If the first study left readers with the impression that chances of social mobility were higher for The Brothers members, given their school involvement, appropriate social behavior and confidence in the achievement ideology (as opposed to The Hallway Hangers – absentees, “bad boys” who abuse drugs and alcohol), the second study shows the 15 subjects far from their initial expectations. Although both groups dreamed of stable jobs with incomes that would allow them to leave Clarendon Heights and support their families, eight years later the subjects were still struggling on their way up to the social ladder. And in this respect, the differences between the two groups were not as big as in the beginning. Most of them had become parents and were struggling to make ends meet. The Hallway Hangers were reconsidering their decision to not get involved enough in school, and The Brothers were more aware of the external forces that determined their chances in the labor market.

In the last part of the book, Jay MaLeod depicts the subjects twenty years after the first study. Of the four most successful subjects, three were white, one was of color, two belonged to The Hallway Hangers, two belonged to The Brothers.
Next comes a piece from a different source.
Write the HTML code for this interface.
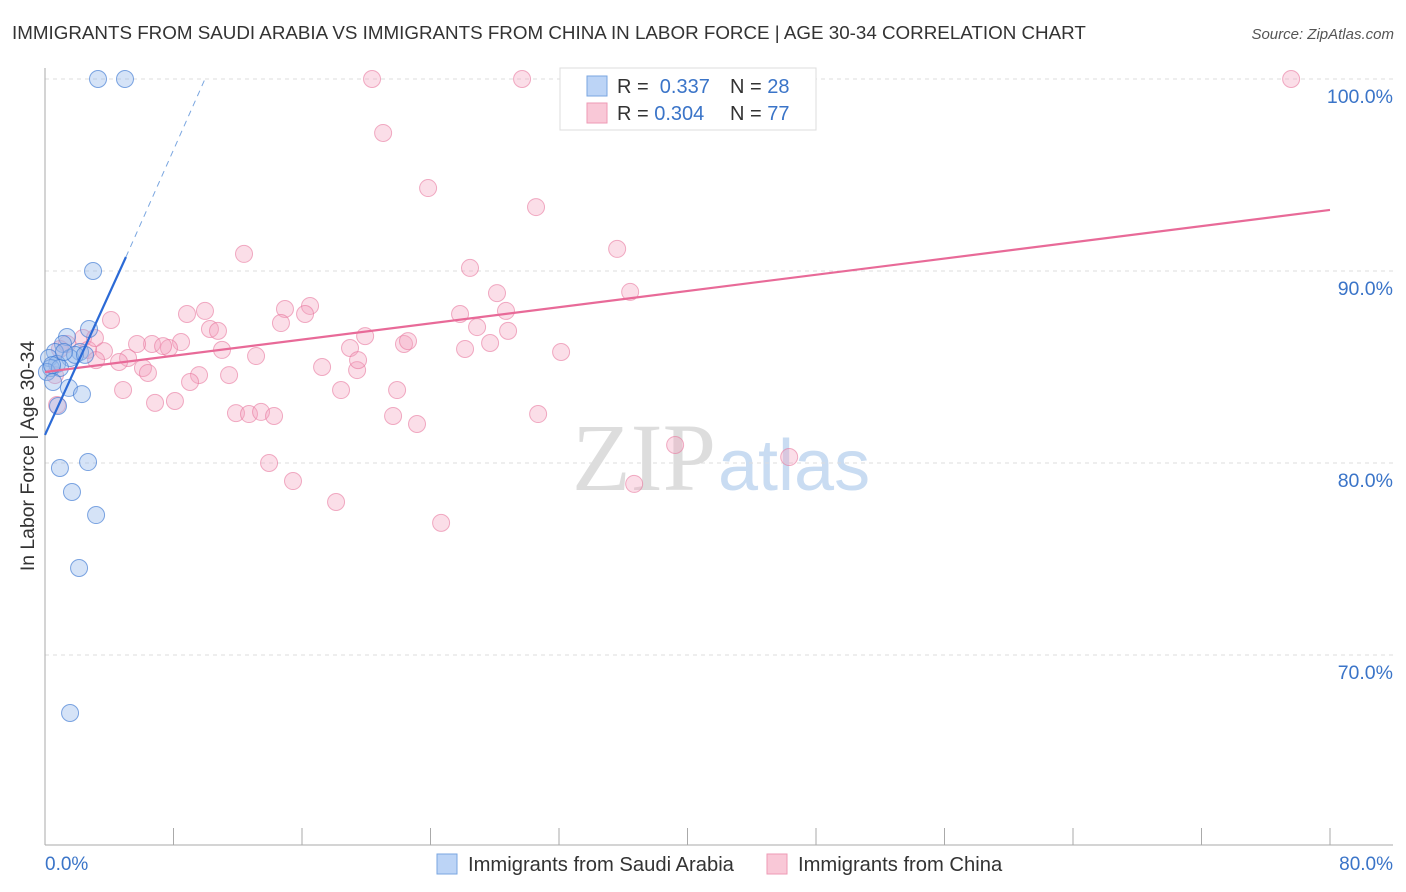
<!DOCTYPE html>
<html><head><meta charset="utf-8"><style>
body{margin:0;background:#fff;font-family:"Liberation Sans",sans-serif;}
svg{display:block}
</style></head><body>
<svg id="chart" width="1406" height="892" xmlns="http://www.w3.org/2000/svg">
<text x="12" y="39" font-size="18.8" fill="#333">IMMIGRANTS FROM SAUDI ARABIA VS IMMIGRANTS FROM CHINA IN LABOR FORCE | AGE 30-34 CORRELATION CHART</text>
<text x="1394" y="39" font-size="15" fill="#555" text-anchor="end" font-style="italic">Source: ZipAtlas.com</text>
<text x="716" y="490" font-size="96" fill="#ddd" text-anchor="end" font-family="Liberation Serif">ZIP</text>
<text x="718" y="490" font-size="72" fill="#c9dcf2">atlas</text>
<g id="grid"></g>
<g id="axes"></g>
<g id="pts"></g>
<g id="trends"></g>
<text transform="translate(34,456) rotate(-90)" font-size="19.4" fill="#333" text-anchor="middle">In Labor Force | Age 30-34</text>
<text x="45" y="870" font-size="19" fill="#3a74c8">0.0%</text>
<text x="1393" y="870" font-size="19" fill="#3a74c8" text-anchor="end">80.0%</text>
<g>
<rect x="560" y="68" width="256" height="62" fill="#fff" stroke="#ddd"/>
<rect x="587" y="76" width="20" height="20" fill="#bcd4f6" stroke="#7aa6e0"/>
<rect x="587" y="103" width="20" height="20" fill="#f9c8d7" stroke="#ee9ab4"/>
<text x="617" y="93" font-size="20" fill="#333">R = <tspan fill="#3a74c8">&#160;0.337</tspan><tspan x="730">N = </tspan><tspan fill="#3a74c8">28</tspan></text>
<text x="617" y="120" font-size="20" fill="#333">R = <tspan fill="#3a74c8">0.304</tspan><tspan x="730">N = </tspan><tspan fill="#3a74c8">77</tspan></text>
</g>
<g>
<rect x="437" y="854" width="20" height="20" fill="#bcd4f6" stroke="#7aa6e0"/>
<text x="468" y="871" font-size="20.2" fill="#333">Immigrants from Saudi Arabia</text>
<rect x="767" y="854" width="20" height="20" fill="#f9c8d7" stroke="#ee9ab4"/>
<text x="798" y="871" font-size="20.2" fill="#333">Immigrants from China</text>
</g>
</svg>
<script>
const blueX=[3.30,4.98,2.99,2.74,1.37,1.12,2.18,0.62,0.25,1.56,0.75,0.37,0.12,0.93,0.50,1.49,2.30,0.81,0.93,2.68,1.68,3.18,2.12,1.56,1.87,1.18,2.49,0.44];
const blueY=[100,100,90,86.98,86.56,86.2,85.78,85.78,85.47,85.47,85.16,84.95,84.74,84.95,84.22,83.91,83.59,82.97,79.74,80.05,78.49,77.29,74.53,66.98,85.63,85.78,85.63,85.10];
const pinkX=[20.36,29.70,32.94,77.58,21.05,23.85,30.57,12.39,35.62,26.46,28.14,36.43,4.11,8.84,9.96,14.94,16.50,16.19,14.69,25.84,28.70,26.90,28.83,10.27,10.77,19.93,6.66,5.73,8.47,7.72,7.35,3.67,2.37,1.37,2.68,5.17,4.61,3.18,11.02,13.14,18.99,22.35,22.60,26.15,27.71,32.13,17.25,19.43,19.49,6.10,6.41,9.59,9.03,11.46,18.43,21.92,4.86,6.85,8.09,11.89,12.70,13.45,14.26,21.67,23.16,30.70,13.95,15.44,18.12,24.66,36.68,39.23,46.33,0.93,0.62,0.75,3.11];
const pinkY=[100,100,100,100,97.19,94.32,93.33,90.89,91.15,90.16,88.85,88.91,87.45,87.76,87.92,88.02,88.18,87.76,87.29,87.76,87.92,87.08,86.88,86.98,86.88,86.61,86.20,86.20,86.30,85.99,86.09,85.83,86.51,86.20,85.89,85.47,85.26,85.36,85.89,85.57,85.99,86.20,86.35,85.94,86.25,85.78,85.00,84.84,85.36,84.95,84.69,84.58,84.22,84.58,83.80,83.80,83.80,83.13,83.23,82.60,82.55,82.66,82.45,82.45,82.03,82.55,80.00,79.06,77.97,76.88,78.91,80.94,80.31,85.94,84.58,83.02,86.51];
const yTicks=[100,90,80,70];
const xTicks=[0,8,16,24,32,40,48,56,64,72,80];
const pinkTrend=[0,84.74,80,93.18];
const blueTrend=[0,81.46,5.04,90.73,9.96,100];
const NS="http://www.w3.org/2000/svg";
const X=v=>45+v/80*1285, Y=v=>79+(100-v)*19.2;
function mk(t,a,p){const e=document.createElementNS(NS,t);for(const k in a)e.setAttribute(k,a[k]);p.appendChild(e);return e;}
const grid=document.getElementById('grid'),axes=document.getElementById('axes'),pts=document.getElementById('pts'),tr=document.getElementById('trends');
yTicks.forEach(v=>{
 const l=mk('line',{x1:45,x2:1393,y1:Y(v),y2:Y(v),stroke:'#ddd','stroke-dasharray':'4,4'},grid);
 
 
 const t=mk('text',{x:1393,y:Y(v)+24,'font-size':19.5,fill:'#3a74c8','text-anchor':'end'},grid);t.textContent=v.toFixed(1)+'%';
 
 
});
let a=mk('line',{x1:45,x2:45,y1:68,y2:845,stroke:'#aaa'},axes);


a=mk('line',{x1:45,x2:1393,y1:845,y2:845,stroke:'#aaa'},axes);


xTicks.forEach(v=>{const l=mk('line',{x1:X(v),x2:X(v),y1:828,y2:845,stroke:'#aaa'},axes);
 
 });
pinkX.forEach((v,i)=>{const c=mk('circle',{cx:X(v),cy:Y(pinkY[i]),r:8.5,fill:'rgba(244,160,188,0.35)',stroke:'rgba(232,120,158,0.6)','stroke-width':1},pts);
 
 });
blueX.forEach((v,i)=>{const c=mk('circle',{cx:X(v),cy:Y(blueY[i]),r:8.5,fill:'rgba(150,185,235,0.4)',stroke:'rgba(60,120,210,0.65)','stroke-width':1},pts);
 
 });
let l=mk('line',{x1:X(pinkTrend[0]),y1:Y(pinkTrend[1]),x2:X(pinkTrend[2]),y2:Y(pinkTrend[3]),stroke:'#e86a98','stroke-width':2.2},tr);


l=mk('line',{x1:X(blueTrend[0]),y1:Y(blueTrend[1]),x2:X(blueTrend[2]),y2:Y(blueTrend[3]),stroke:'#2b6ad6','stroke-width':2.2},tr);


l=mk('line',{x1:X(blueTrend[2]),y1:Y(blueTrend[3]),x2:X(blueTrend[4]),y2:Y(blueTrend[5]),stroke:'#7aa6e0','stroke-width':1,'stroke-dasharray':'6,5'},tr);


</script>
</body></html>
It is worth noting the conclusion of Katherine McClelland and David Karen, who emphasize that the greatest success was achieved by those who decided to work on their own (one of them moved to another state and developed his own construction company, the other became a real estate broker), thus managing to diminish the influence of structures (institutions, organizations) on their evolution.

In conclusion, with the limitation that the research was conducted only on 15 subjects belonging to the low-income class, the book suggests that social mobility in the American society is much more difficult to achieve (not impossible, however) for the low-income class than for the upper ones. More importantly, in Ain’t No Makin’ It, Jay MacLeod manages to highlight the diversity of structural and cultural factors that influence an individual’s evolution on the social ladder.